Plaintiff-appellant Franklin D. Loosli commenced this action seeking damages caused by an automobile collision at the uncontrolled intersection of East 6th South Street and Woodruff Lane near Mountain Home. Loosli was driving his automobile east on East 6th South Street at approximately 25 miles per hour. Upon approaching the intersection he slowed down and not seeing other vehicular traffic, entered the intersection. Defendant-respondent Lester G. Bollinger was driving his automobile north on Woodruff Lane at a speed of 45 to 50 miles per hour. When 60 feet from the intersection, Bollinger first saw the plaintiff's car entering the intersection. In an unsuccessful attempt to avoid a collision, Bollinger applied his brakes, leaving skid marks of 42 1/2 feet. The Loosli car was approximately in the middle of the intersection, 2 1/2 feet north of the south edge of its lane, when it was struck in the center of its right side by the Bollinger car.
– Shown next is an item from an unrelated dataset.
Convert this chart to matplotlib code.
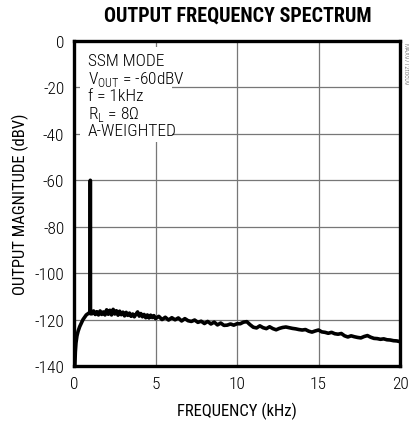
import matplotlib
matplotlib.use("Agg")
import matplotlib.pyplot as plt
from matplotlib.patches import Rectangle

plt.rcParams['font.family'] = ['Roboto Condensed', 'DejaVu Sans']
plt.rcParams['font.weight'] = 'light'
plt.rcParams['mathtext.fontset'] = 'custom'
plt.rcParams['mathtext.rm'] = 'Roboto Condensed:light'
plt.rcParams['axes.unicode_minus'] = False

# noise floor + 1kHz tone (kHz, dBV)
freq = [0.05, 0.08, 0.12, 0.18, 0.25, 0.35, 0.45, 0.55, 0.65, 0.75, 0.85, 0.95,
        0.99, 1.0, 1.01, 1.1, 1.2, 1.3, 1.4, 1.5, 1.6, 1.7, 1.8, 1.9,
        2.0, 2.1, 2.2, 2.3, 2.4, 2.5, 2.6, 2.7, 2.8, 2.9,
        3.0, 3.1, 3.2, 3.3, 3.4, 3.5, 3.6, 3.7, 3.8, 3.9,
        4.0, 4.1, 4.2, 4.3, 4.4, 4.5, 4.6, 4.7, 4.8, 4.9,
        5.0, 5.2, 5.4, 5.6, 5.8, 6.0, 6.2, 6.4, 6.6, 6.8,
        7.0, 7.2, 7.4, 7.6, 7.8, 8.0, 8.2, 8.4, 8.6, 8.8,
        9.0, 9.2, 9.4, 9.6, 9.8, 10.0, 10.2, 10.4, 10.6, 10.8,
        11.0, 11.2, 11.4, 11.6, 11.8, 12.0, 12.2, 12.4, 12.6, 12.8,
        13.0, 13.2, 13.4, 13.6, 13.8, 14.0, 14.2, 14.4, 14.6, 14.8,
        15.0, 15.2, 15.4, 15.6, 15.8, 16.0, 16.2, 16.4, 16.6, 16.8,
        17.0, 17.2, 17.4, 17.6, 17.8, 18.0, 18.2, 18.4, 18.6, 18.8,
        19.0, 19.2, 19.4, 19.6, 19.8, 20.0]
level = [-140, -134, -130, -127, -125, -123, -121.5, -120, -119, -118, -117.5, -117,
         -117, -60, -117.5, -117.5, -116.3, -117.8, -116.6, -118.0, -116.3, -117.8, -116.7, -118.0,
         -115.8, -117.7, -116.0, -118.0, -115.6, -117.6, -116.2, -118.1, -116.4, -117.9,
         -116.8, -118.4, -116.9, -118.2, -117.2, -118.6, -117.6, -118.8, -117.7, -116.7,
         -118.5, -117.4, -118.8, -117.8, -119.2, -118.0, -119.3, -118.1, -119.1, -118.3,
         -119.6, -118.6, -120.0, -119.0, -120.2, -119.2, -120.1, -119.3, -120.6, -119.6,
         -120.5, -120.8, -120.2, -121.2, -120.7, -121.7, -120.8, -121.9, -121.1, -122.3,
         -121.5, -122.5, -122.4, -121.9, -122.4, -121.8, -121.8, -121.1, -120.9, -122.2,
         -123.3, -123.6, -122.7, -123.5, -123.9, -123.1, -123.9, -124.4, -123.8, -123.4,
         -123.2, -123.5, -123.8, -124.0, -124.3, -124.5, -124.3, -125.0, -125.4, -124.9,
         -124.5, -125.3, -125.5, -125.9, -125.5, -126.1, -126.3, -126.0, -127.0, -127.5,
         -127.0, -127.4, -127.7, -127.9, -127.3, -126.9, -127.6, -128.1, -128.2, -128.5,
         -128.3, -128.7, -128.8, -129.1, -129.2, -129.5]

xticks = [0, 5, 10, 15, 20]
yticks = [0, -20, -40, -60, -80, -100, -120, -140]
notes = ["SSM MODE", r"V$_{\mathregular{OUT}}$ = -60dBV", "f = 1kHz",
         r"R$_{\mathregular{L}}$ = 8Ω", "A-WEIGHTED"]

fig = plt.figure(figsize=(4.09, 4.31), dpi=100)
ax = fig.add_axes([0.181, 0.1485, 0.797, 0.754])

ax.plot(freq, level, color='black', lw=2.6, zorder=3, solid_joinstyle='round')

ax.set_xlim(0, 20)
ax.set_ylim(-140, 0)
ax.set_xticks(xticks)
ax.set_yticks(yticks)
ax.tick_params(length=0, labelsize=12.5, pad=7)
ax.set_axisbelow(True)
ax.grid(True, color='#777777', lw=0.9)
for s in ax.spines.values():
    s.set_linewidth(2.4)

# white box behind the notes cuts the grid
ax.add_patch(Rectangle((0.018, 0.689), 0.282, 0.293, transform=ax.transAxes,
                       facecolor='white', edgecolor='none', zorder=1))
for i, t in enumerate(notes):
    ax.text(0.042, 0.94 - i * 0.054, t, transform=ax.transAxes, fontsize=12.5,
            va='center', ha='left', zorder=4)

ax.set_xlabel("FREQUENCY (kHz)", fontsize=12, labelpad=8)
ax.set_ylabel("OUTPUT MAGNITUDE (dBV)", fontsize=12, labelpad=4)
fig.text(0.582, 0.962, "OUTPUT FREQUENCY SPECTRUM", ha='center', va='center',
         fontsize=14.5, fontweight='black')
fig.text(0.989, 0.9, "MAX9712toc09", rotation=270, ha='center', va='top',
         fontsize=5, color='#555555')

fig.savefig("out.png", dpi=100)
The accident occurred shortly after noon; the visibility was clear; there were no other cars in the vicinity; and, except for a silo located in a field on Bollinger's left, there was no obstruction of each driver's view of the other as he approached the intersection.
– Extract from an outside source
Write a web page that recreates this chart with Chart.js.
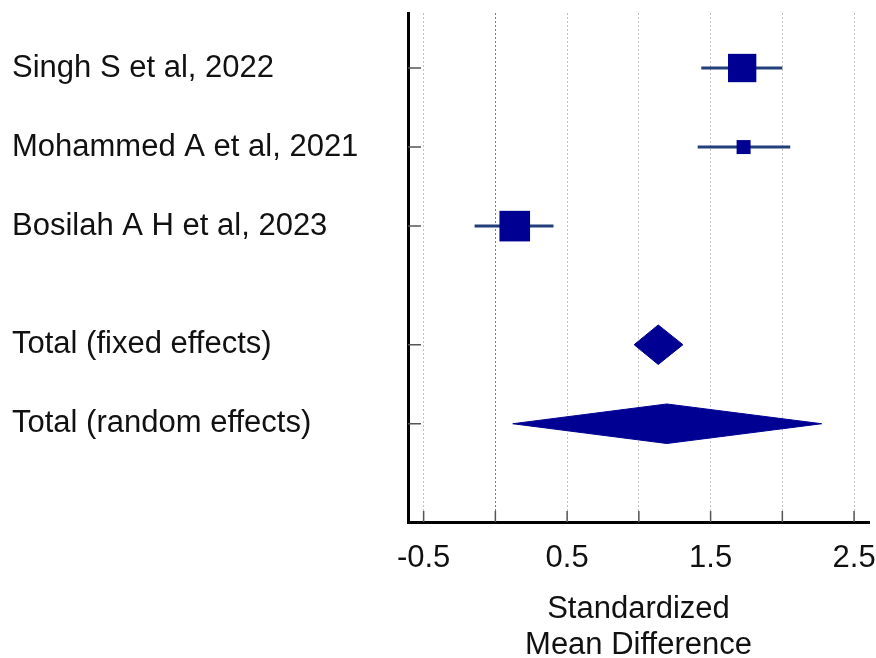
<!DOCTYPE html>
<html>
<head>
<meta charset="utf-8">
<script src="https://cdn.jsdelivr.net/npm/chart.js@4/dist/chart.umd.min.js"></script>
<style>
    html, body { margin: 0; padding: 0; background: #fff; }
    #wrap { width: 876px; height: 658px; }
</style>
</head>
<body>
<div id="wrap"><canvas id="forest" width="876" height="658"></canvas></div>
<script>
// Forest plot - standardized mean difference

var studyNames = ['Singh S et al, 2022', 'Mohammed A et al, 2021', 'Bosilah A H et al, 2023'];
var studyEst = [1.72, 1.73, 0.135];
var studyLow = [1.435, 1.41, -0.145];
var studyHigh = [2.0, 2.055, 0.405];
var studyWeight = [41.5, 10.1, 48.4];

var pooledNames = ['Total (fixed effects)', 'Total (random effects)'];
var pooledEst = [1.135, 1.195];
var pooledLow = [0.967, 0.121];
var pooledHigh = [1.307, 2.274];

var xTickValues = [-0.5, 0, 0.5, 1, 1.5, 2, 2.5];
var xTickLabels = ['-0.5', '0.5', '1.5', '2.5'];
var axisTitle = ['Standardized', 'Mean Difference'];

function forestPlot() {
    "use strict";

    var navy = '#000092';
    var ciColor = '#223f7a';
    var textColor = '#111111';
    var diamondHalf = 0.25;

    Chart.defaults.font.family = 'Arial, "Liberation Sans", sans-serif';

    // rows: studies one after another, then a gap, then the totals
    var studyRows = studyNames.map((n, i) => i + 1);
    var pooledRows = pooledNames.map((n, i) => studyNames.length + 1.5 + i);
    var allNames = studyNames.concat(pooledNames);
    var allRows = studyRows.concat(pooledRows);

    var datasets = [];

    datasets.push({
        label: 'studies',
        data: studyEst.map((v, i) => ({ x: v, y: studyRows[i] })),
        pointStyle: 'rect',
        pointRadius: studyWeight.map(w => Math.sqrt(w) * 4.4 / Math.SQRT2),
        pointHoverRadius: studyWeight.map(w => Math.sqrt(w) * 4.4 / Math.SQRT2),
        backgroundColor: navy,
        borderWidth: 0,
        order: 0
    });

    studyEst.forEach((v, i) => {
        datasets.push({
            label: 'ci' + i,
            data: [{ x: studyLow[i], y: studyRows[i] }, { x: studyHigh[i], y: studyRows[i] }],
            showLine: true,
            borderColor: ciColor,
            borderWidth: 3,
            pointRadius: 0,
            order: 1
        });
    });

    pooledEst.forEach((v, i) => {
        var r = pooledRows[i];
        datasets.push({
            label: 'top' + i,
            data: [{ x: pooledLow[i], y: r }, { x: v, y: r - diamondHalf }, { x: pooledHigh[i], y: r }],
            showLine: true,
            borderColor: navy,
            borderWidth: 1,
            pointRadius: 0,
            fill: false,
            order: 2
        });
        datasets.push({
            label: 'bottom' + i,
            data: [{ x: pooledLow[i], y: r }, { x: v, y: r + diamondHalf }, { x: pooledHigh[i], y: r }],
            showLine: true,
            borderColor: navy,
            backgroundColor: navy,
            borderWidth: 1,
            pointRadius: 0,
            fill: '-1',
            order: 2
        });
    });

    // no extra room for labels hanging over the plot edges
    function noOverhang(s) {
        s.paddingTop = 0;
        s.paddingBottom = 0;
        s.paddingLeft = 0;
        s.paddingRight = 0;
    }

    // little tick marks drawn inward from both axes
    var innerTicks = {
        id: 'innerTicks',
        afterDraw(chart) {
            var ctx = chart.ctx;
            var area = chart.chartArea;
            var xs = chart.scales.x;
            var ys = chart.scales.y;
            ctx.save();
            ctx.strokeStyle = '#555555';
            ctx.lineWidth = 1.5;
            ctx.beginPath();
            xs.ticks.forEach(t => {
                var px = xs.getPixelForValue(t.value);
                ctx.moveTo(px, area.bottom);
                ctx.lineTo(px, area.bottom - 11);
            });
            ys.ticks.forEach(t => {
                var py = ys.getPixelForValue(t.value);
                ctx.moveTo(area.left, py);
                ctx.lineTo(area.left + 13, py);
            });
            ctx.stroke();
            ctx.restore();
        }
    };

    var ctx = document.getElementById('forest').getContext('2d');
    var chart = new Chart(ctx, {
        type: 'scatter',
        data: { datasets: datasets },
        options: {
            responsive: false,
            animation: false,
            layout: { autoPadding: false, padding: { left: 12, right: 7, top: 13, bottom: 0 } },
            plugins: {
                legend: { display: false },
                tooltip: { enabled: false }
            },
            scales: {
                x: {
                    type: 'linear',
                    min: -0.609,
                    max: 2.604,
                    afterBuildTicks: s => { s.ticks = xTickValues.map(v => ({ value: v })); },
                    afterFit: s => { s.height = 136; noOverhang(s); },
                    ticks: {
                        autoSkip: false,
                        maxRotation: 0,
                        padding: 18,
                        color: textColor,
                        font: { size: 31 },
                        callback: function (value) {
                            var s = String(value);
                            return xTickLabels.indexOf(s) >= 0 ? s : '';
                        }
                    },
                    grid: {
                        color: c => (c.tick && c.tick.value === 0 ? '#6e7f90' : '#c2c2c2'),
                        lineWidth: 1,
                        drawTicks: false
                    },
                    border: { display: true, color: '#000000', width: 3, dash: [2, 2] },
                    title: {
                        display: true,
                        text: axisTitle,
                        color: textColor,
                        font: { size: 31, lineHeight: 1.16 },
                        padding: { top: 10, bottom: -5 }
                    }
                },
                y: {
                    type: 'linear',
                    reverse: true,
                    min: 0.304,
                    max: 6.743,
                    afterBuildTicks: s => { s.ticks = allRows.map(v => ({ value: v })); },
                    afterFit: s => { s.width = 396; noOverhang(s); },
                    ticks: {
                        crossAlign: 'far',
                        color: textColor,
                        font: { size: 31 },
                        callback: function (value) {
                            var i = allRows.indexOf(value);
                            return i < 0 ? '' : allNames[i];
                        }
                    },
                    grid: { display: false },
                    border: { display: true, color: '#000000', width: 3 }
                }
            }
        },
        plugins: [innerTicks]
    });
}

forestPlot();
</script>
</body>
</html>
The jury returned a verdict in favor of the plaintiff in the sum of $17,500. After judgment was entered thereon, the defendants moved for a judgment notwithstanding the verdict. This motion was granted on the grounds that "the plaintiff was guilty of contributory negligence which was a proximate cause of the accident and that the evidence was insufficient to support the verdict." The verdict was set aside and judgment was entered for defendants. From that judgment, plaintiff appeals.
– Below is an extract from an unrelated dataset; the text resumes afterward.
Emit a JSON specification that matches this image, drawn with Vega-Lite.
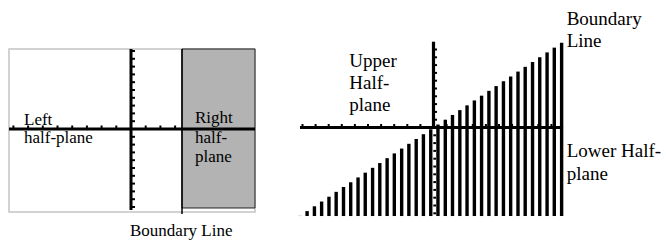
{
  "$schema": "https://vega.github.io/schema/vega-lite/v6.json",
  "padding": 0,
  "spacing": 0,
  "bounds": "flush",
  "config": {"view": {"stroke": null}, "text": {"font": "Liberation Serif"}},
  "hconcat": [
    {
      "width": 290,
      "height": 241,
      "encoding": {
        "x": {"field": "x", "type": "quantitative", "axis": null, "scale": {"domain": [-8.912, 10.816], "nice": false, "zero": false}},
        "y": {"field": "y", "type": "quantitative", "axis": null, "scale": {"domain": [-14.359, 16.538], "nice": false, "zero": false}}
      },
      "layer": [
        {
          "data": {"values": [{"x": -8.30, "y": 10.256, "x2": 8.435, "y2": -10.641}]},
          "mark": {"type": "rect", "fill": "white", "stroke": "#c4c4c4", "strokeWidth": 1.5},
          "encoding": {"x2": {"field": "x2"}, "y2": {"field": "y2"}}
        },
        {
          "data": {"values": [{"x": 3.469, "y": 10.256, "x2": 8.435, "y2": -10.128}]},
          "mark": {"type": "rect", "fill": "#b3b3b3", "stroke": "#222222", "strokeWidth": 1},
          "encoding": {"x2": {"field": "x2"}, "y2": {"field": "y2"}}
        },
        {
          "data": {"values": [
            {"x": -8.30, "y": 0, "x2": 8.435, "y2": 0},
            {"x": 0, "y": 10.256, "x2": 0, "y2": -10.385}
          ]},
          "mark": {"type": "rule", "color": "black", "strokeWidth": 3},
          "encoding": {"x2": {"field": "x2"}, "y2": {"field": "y2"}}
        },
        {
          "data": {"values": [{"x": 3.469, "y": 10.256, "x2": 3.469, "y2": -10.897}]},
          "mark": {"type": "rule", "color": "black", "strokeWidth": 1.5},
          "encoding": {"x2": {"field": "x2"}, "y2": {"field": "y2"}}
        },
        {
          "data": {"values": [
            {"x": -8, "y": 0}, {"x": -7, "y": 0}, {"x": -6, "y": 0}, {"x": -5, "y": 0},
            {"x": -4, "y": 0}, {"x": -3, "y": 0}, {"x": -2, "y": 0}, {"x": -1, "y": 0},
            {"x": 1, "y": 0}, {"x": 2, "y": 0}, {"x": 3, "y": 0}
          ]},
          "mark": {"type": "rule", "color": "black", "strokeWidth": 2},
          "encoding": {"y2": {"datum": 0.45}}
        },
        {
          "data": {"values": [
            {"x": 0, "y": 1}, {"x": 0, "y": 2}, {"x": 0, "y": 3}, {"x": 0, "y": 4}, {"x": 0, "y": 5},
            {"x": 0, "y": 6}, {"x": 0, "y": 7}, {"x": 0, "y": 8}, {"x": 0, "y": 9}, {"x": 0, "y": 10},
            {"x": 0, "y": -1}, {"x": 0, "y": -2}, {"x": 0, "y": -3}, {"x": 0, "y": -4}, {"x": 0, "y": -5},
            {"x": 0, "y": -6}, {"x": 0, "y": -7}, {"x": 0, "y": -8}, {"x": 0, "y": -9}, {"x": 0, "y": -10}
          ]},
          "mark": {"type": "rule", "color": "black", "strokeWidth": 2},
          "encoding": {"x2": {"datum": 0.27}}
        },
        {
          "data": {"values": [
            {"t": "Left", "x": -7.279, "y": 0.513},
            {"t": "half-plane", "x": -7.279, "y": -1.731},
            {"t": "Right", "x": 4.354, "y": 0.705},
            {"t": "half-", "x": 4.354, "y": -1.795},
            {"t": "plane", "x": 4.354, "y": -4.295},
            {"t": "Boundary Line", "x": -0.068, "y": -13.718}
          ]},
          "mark": {"type": "text", "align": "left", "baseline": "alphabetic", "fontSize": 17, "color": "black", "font": "Liberation Serif"},
          "encoding": {"text": {"field": "t"}}
        }
      ]
    },
    {
      "width": 376,
      "height": 241,
      "encoding": {
        "x": {"field": "x", "type": "quantitative", "axis": null, "scale": {"domain": [-10.954, 17.748], "nice": false, "zero": false}},
        "y": {"field": "y", "type": "quantitative", "axis": null, "scale": {"domain": [-14.551, 16.346], "nice": false, "zero": false}}
      },
      "layer": [
        {
          "data": {"values": [
            {"x": -10.20, "y": -11.33}, {"x": -9.65, "y": -10.72}, {"x": -9.09, "y": -10.10},
            {"x": -8.54, "y": -9.49}, {"x": -7.98, "y": -8.87}, {"x": -7.43, "y": -8.25},
            {"x": -6.87, "y": -7.63}, {"x": -6.32, "y": -7.02}, {"x": -5.76, "y": -6.40},
            {"x": -5.21, "y": -5.79}, {"x": -4.65, "y": -5.17}, {"x": -4.10, "y": -4.56},
            {"x": -3.54, "y": -3.93}, {"x": -2.99, "y": -3.32}, {"x": -2.43, "y": -2.70},
            {"x": -1.88, "y": -2.09}, {"x": -1.32, "y": -1.47}, {"x": -0.77, "y": -0.86},
            {"x": -0.21, "y": -0.23}, {"x": 0.34, "y": 0.38}, {"x": 0.90, "y": 1.00},
            {"x": 1.45, "y": 1.61}, {"x": 2.01, "y": 2.23}, {"x": 2.56, "y": 2.84},
            {"x": 3.12, "y": 3.47}, {"x": 3.67, "y": 4.08}, {"x": 4.23, "y": 4.70},
            {"x": 4.78, "y": 5.31}, {"x": 5.34, "y": 5.93}, {"x": 5.89, "y": 6.54},
            {"x": 6.45, "y": 7.17}, {"x": 7.00, "y": 7.78}, {"x": 7.56, "y": 8.40},
            {"x": 8.11, "y": 9.01}, {"x": 8.67, "y": 9.63}, {"x": 9.22, "y": 10.24},
            {"x": 9.78, "y": 10.87}
          ]},
          "mark": {"type": "rule", "color": "black", "strokeWidth": 3.4},
          "encoding": {"y2": {"datum": -11.35}}
        },
        {
          "data": {"values": [
            {"x": -10.19, "y": 0, "x2": 9.89, "y2": 0},
            {"x": 0, "y": 0, "x2": 0, "y2": 11.0}
          ]},
          "mark": {"type": "rule", "color": "black", "strokeWidth": 3.2},
          "encoding": {"x2": {"field": "x2"}, "y2": {"field": "y2"}}
        },
        {
          "data": {"values": [
            {"x": -10, "y": 0}, {"x": -9, "y": 0}, {"x": -8, "y": 0}, {"x": -7, "y": 0}, {"x": -6, "y": 0},
            {"x": -5, "y": 0}, {"x": -4, "y": 0}, {"x": -3, "y": 0}, {"x": -2, "y": 0}, {"x": -1, "y": 0},
            {"x": 1, "y": 0}, {"x": 2, "y": 0}, {"x": 3, "y": 0}, {"x": 4, "y": 0}, {"x": 5, "y": 0},
            {"x": 6, "y": 0}, {"x": 7, "y": 0}, {"x": 8, "y": 0}, {"x": 9, "y": 0}
          ]},
          "mark": {"type": "rule", "color": "black", "strokeWidth": 2},
          "encoding": {"y2": {"datum": 0.45}}
        },
        {
          "data": {"values": [
            {"x": 0, "y": 1}, {"x": 0, "y": 2}, {"x": 0, "y": 3}, {"x": 0, "y": 4}, {"x": 0, "y": 5},
            {"x": 0, "y": 6}, {"x": 0, "y": 7}, {"x": 0, "y": 8}, {"x": 0, "y": 9}, {"x": 0, "y": 10}
          ]},
          "mark": {"type": "rule", "color": "black", "strokeWidth": 2},
          "encoding": {"x2": {"datum": 0.27}}
        },
        {
          "data": {"values": [
            {"x": -0.015, "y": -1}, {"x": -0.015, "y": -2}, {"x": -0.015, "y": -3}, {"x": -0.015, "y": -4},
            {"x": -0.015, "y": -5}, {"x": -0.015, "y": -6}, {"x": -0.015, "y": -7}, {"x": -0.015, "y": -8},
            {"x": -0.015, "y": -9}, {"x": -0.015, "y": -10}, {"x": -0.015, "y": -11}
          ]},
          "mark": {"type": "rule", "color": "black", "strokeWidth": 2},
          "encoding": {"x2": {"datum": 0.19}}
        },
        {
          "data": {"values": [
            {"t": "Upper", "x": -6.427, "y": 7.795},
            {"t": "Half-", "x": -6.427, "y": 4.936},
            {"t": "plane", "x": -6.427, "y": 2.179},
            {"t": "Boundary", "x": 10.168, "y": 13.141},
            {"t": "Line", "x": 10.168, "y": 10.359},
            {"t": "Lower Half-", "x": 10.168, "y": -3.744},
            {"t": "plane", "x": 10.168, "y": -6.731}
          ]},
          "mark": {"type": "text", "align": "left", "baseline": "alphabetic", "fontSize": 19, "color": "black", "font": "Liberation Serif"},
          "encoding": {"text": {"field": "t"}}
        }
      ]
    }
  ]
}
In a recent case involving facts almost identical to those herein, this court held that the plaintiff's alleged contributory negligence and the defendant's alleged negligence were questions for the jury and that neither should be decided by the trial court as a matter of law. Nagel v. Hammond, 90 Idaho, 408 P.2d 468 (1965).

A motion for judgment notwithstanding the verdict under I.R.C.P. 50(b) admits the truth of the adversary's evidence and every inference of fact which legitimately may be drawn therefrom and should be granted only in the absence of evidence to support the verdict. Mabe v. State ex rel. Rich, 86 Idaho 254, 385 P.2d 401 (1963).

In the present case the evidence is sufficient to support a finding by the jury that the defendant was negligent in failing to yield the right-of-way, contrary to I.C. § 49-727(a) and in failing to reduce his speed, contrary to I.C. § 49-701(c).

I.C. § 49-727(a): "The driver of a vehicle approaching an intersection shall yield the right of way to a vehicle which has entered the intersection from a different highway."

I.C. § 49-701(c): "The driver of every vehicle shall * * * drive at an appropriate reduced speed when approaching and crossing an intersection * * *."

On the other hand, the evidence as to the plaintiff's contributory negligence is not so clear as to require determination by the court.

"* * * plaintiff cannot be adjudged guilty of contributory negligence merely because he did not see defendant when he entered the intersection. Plaintiff's conduct is to be determined by its conformity to or departure from what an ordinarily prudent person would have done under all the circumstances and conditions then existing." Nagel v. Hammond, supra, 408 P.2d at 472.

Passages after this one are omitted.